The original .zip can be found here: http://s95013793.onlinehome.us/byond/users/rob/ icon%20scaling.zip (it doesn't have a large .rsc file there)
Ah, I was wondering what you could possibly be hiding in that large rsc to make matters simpler. ;)
It scales them horizontally and vertically (separately), taking a strip of the icon and blending it to a new icon. The procs then return the list of new icons and it creates the overlays.
As I noted in my response to Loduwijk, that's a very nice solution. I didn't really think that critically about the process.
Very clever! Using 64 to 128 slice passes instead of 1024 pixel passes cuts out a great deal of the overhead, though I'd still rather do it with only 1 to 9 icon operations with all the calculations handled as non-icon data.

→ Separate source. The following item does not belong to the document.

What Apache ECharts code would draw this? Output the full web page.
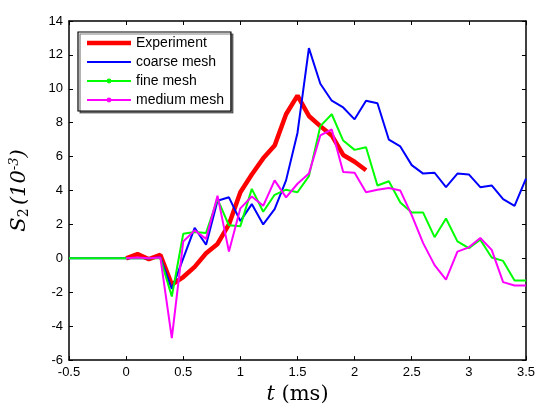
<!DOCTYPE html>
<html><head><meta charset="utf-8">
<script src="https://cdn.jsdelivr.net/npm/echarts@6/dist/echarts.min.js"></script>
<style>html,body{margin:0;padding:0;background:#fff}#c{width:538px;height:410px}</style>
</head><body><div id="c"></div>
<script>
var expT = [0,0.1,0.2,0.3,0.4,0.5,0.6,0.7,0.8,0.9,1.0,1.1,1.2,1.3,1.4,1.5,1.6,1.7,1.8,1.9,2.0,2.1];
var expV = [0,0.25,-0.05,0.2,-1.55,-1.1,-0.5,0.3,0.85,2.0,3.9,4.95,5.9,6.65,8.5,9.6,8.4,7.8,7.25,6.1,5.7,5.2];

var simT = [-0.5,-0.4,-0.3,-0.2,-0.1,0,0.1,0.2,0.3,0.4,0.5,0.6,0.7,0.8,0.9,1.0,1.1,1.2,1.3,1.4,1.5,1.6,1.7,1.8,1.9,2.0,2.1,2.2,2.3,2.4,2.5,2.6,2.7,2.8,2.9,3.0,3.1,3.2,3.3,3.4,3.5];
var coarseV = [0,0,0,0,0,0,0,0,0.05,-1.8,0,1.8,0.8,3.4,3.6,2.2,3.2,2.0,2.9,4.6,7.4,12.4,10.3,9.3,8.9,8.2,9.3,9.15,7.0,6.6,5.5,5.0,5.05,4.2,5.0,4.95,4.2,4.3,3.5,3.1,4.7];
var fineV = [0,0,0,0,0,0,0,0,0,-2.25,1.45,1.55,1.5,3.5,1.95,1.9,4.1,2.75,3.75,4.05,3.9,4.85,7.8,8.5,6.95,6.4,6.55,4.3,4.55,3.3,2.7,2.7,1.25,2.35,1.0,0.6,1.1,0.05,-0.15,-1.3,-1.3];
var medT = [0,0.1,0.2,0.3,0.4,0.5,0.6,0.7,0.8,0.9,1.0,1.1,1.2,1.3,1.4,1.5,1.6,1.7,1.8,1.9,2.0,2.1,2.2,2.3,2.4,2.5,2.6,2.7,2.8,2.9,3.0,3.1,3.2,3.3,3.4,3.5];
var medV = [0,0.05,0,0.05,-4.7,1.0,1.65,1.15,3.7,0.4,2.95,3.65,3.1,4.6,3.6,4.4,5.0,7.25,7.6,5.1,5.05,3.9,4.05,4.15,4.0,2.55,0.9,-0.4,-1.25,0.4,0.65,1.2,0.5,-1.4,-1.6,-1.6];

var names = ['Experiment','coarse mesh','fine mesh','medium mesh'];

function pairs(t, v){ return t.map(function(x,i){return [x, v[i]];}); }

var chart = echarts.init(document.getElementById('c'));
var tickFont = {fontFamily:'Liberation Sans, Arial', fontSize:13, color:'#000'};
var axLine = {show:true, onZero:false, lineStyle:{color:'#000', width:1.5}};
var tick = {show:true, inside:true, length:4, lineStyle:{color:'#000', width:1}};
chart.setOption({
  animation:false,
  grid:{left:65, right:11, top:21, bottom:41},
  legend:{
    orient:'vertical', left:78, top:32, itemWidth:44, itemHeight:6, itemGap:5,
    backgroundColor:'#fff', borderColor:'#000', borderWidth:1.2, padding:[4,7,4,8],
    textStyle:{fontFamily:'Liberation Sans, Arial', fontSize:14, color:'#000'},
    data:[{name:names[0], icon:'path://M0,0H44V4.5H0Z'},{name:names[1], icon:'path://M0,0H44V2H0Z'},{name:names[2]},{name:names[3]}],
    shadowColor:'rgba(0,0,0,0.5)', shadowOffsetX:2, shadowOffsetY:2
  },
  xAxis:[
    {type:'value', min:-0.5, max:3.5, interval:0.5, position:'bottom',
     axisLine:axLine, axisTick:tick, splitLine:{show:false},
     axisLabel:Object.assign({margin:6}, tickFont),
     name:'{i|t} (ms)', nameLocation:'middle', nameGap:20,
     nameTextStyle:{fontFamily:'DejaVu Serif, Liberation Serif', fontSize:21, color:'#000',
       rich:{i:{fontFamily:'DejaVu Serif, Liberation Serif', fontStyle:'italic', fontSize:21}}}},
    {type:'value', min:-0.5, max:3.5, interval:0.5, position:'top',
     axisLine:axLine, axisTick:tick, splitLine:{show:false}, axisLabel:{show:false}}
  ],
  yAxis:[
    {type:'value', min:-6, max:14, interval:2, position:'left',
     axisLine:axLine, axisTick:tick, splitLine:{show:false},
     axisLabel:Object.assign({margin:6}, tickFont),
     name:'{i|S}{sb|2} {i|(10}{sp|-3}{i|)}', nameLocation:'middle', nameGap:38, nameRotate:90,
     nameTextStyle:{color:'#000',
       rich:{i:{fontFamily:'DejaVu Serif, Liberation Serif', fontStyle:'italic', fontSize:21},
             sb:{fontFamily:'DejaVu Serif, Liberation Serif', fontSize:14, verticalAlign:'bottom', padding:[8,0,0,0]},
             sp:{fontFamily:'DejaVu Serif, Liberation Serif', fontStyle:'italic', fontSize:13, verticalAlign:'top', padding:[0,0,10,0]}}}},
    {type:'value', min:-6, max:14, interval:2, position:'right',
     axisLine:axLine, axisTick:tick, splitLine:{show:false}, axisLabel:{show:false}}
  ],
  series:[
    {name:names[0], type:'line', data:pairs(expT, expV), symbol:'none', color:'#ff0000',
     lineStyle:{width:4.5, color:'#ff0000'}, z:2},
    {name:names[1], type:'line', data:pairs(simT, coarseV), symbol:'none', color:'#0000ff',
     lineStyle:{width:2, color:'#0000ff'}, z:3},
    {name:names[2], type:'line', data:pairs(simT, fineV), symbol:'circle', symbolSize:5, showSymbol:false, color:'#00ff00',
     itemStyle:{color:'#00ff00'}, lineStyle:{width:2, color:'#00ff00'}, z:4},
    {name:names[3], type:'line', data:pairs(medT, medV), symbol:'circle', symbolSize:5, showSymbol:false, color:'#ff00ff',
     itemStyle:{color:'#ff00ff'}, lineStyle:{width:2, color:'#ff00ff'}, z:5}
  ]
});
</script></body></html>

You can use negative pixel offsets as well, expanding a couple icons in each direction. Pixel offsets act pretty fruity beyond +/-92, so you can't go further than that. You could really push it to 224x244 pixels with +/-92 if you wanted to.
I limit myself to +/-64 (5x5 tiles) for a total size of 160x160 pixels. I had to think a bit to recall why I prefer these limits. The reason is that an atom's pixel offsets are a factor as well. If the atom's offset + the overlay offset goes beyond the limits, the display breaks. Limitting my atom offsets to 0-31 and my overlay offsets to -64 to +64 guarantees no offset related problems. (I could get away with -92 to 64, but why complicate things with lopsided images?)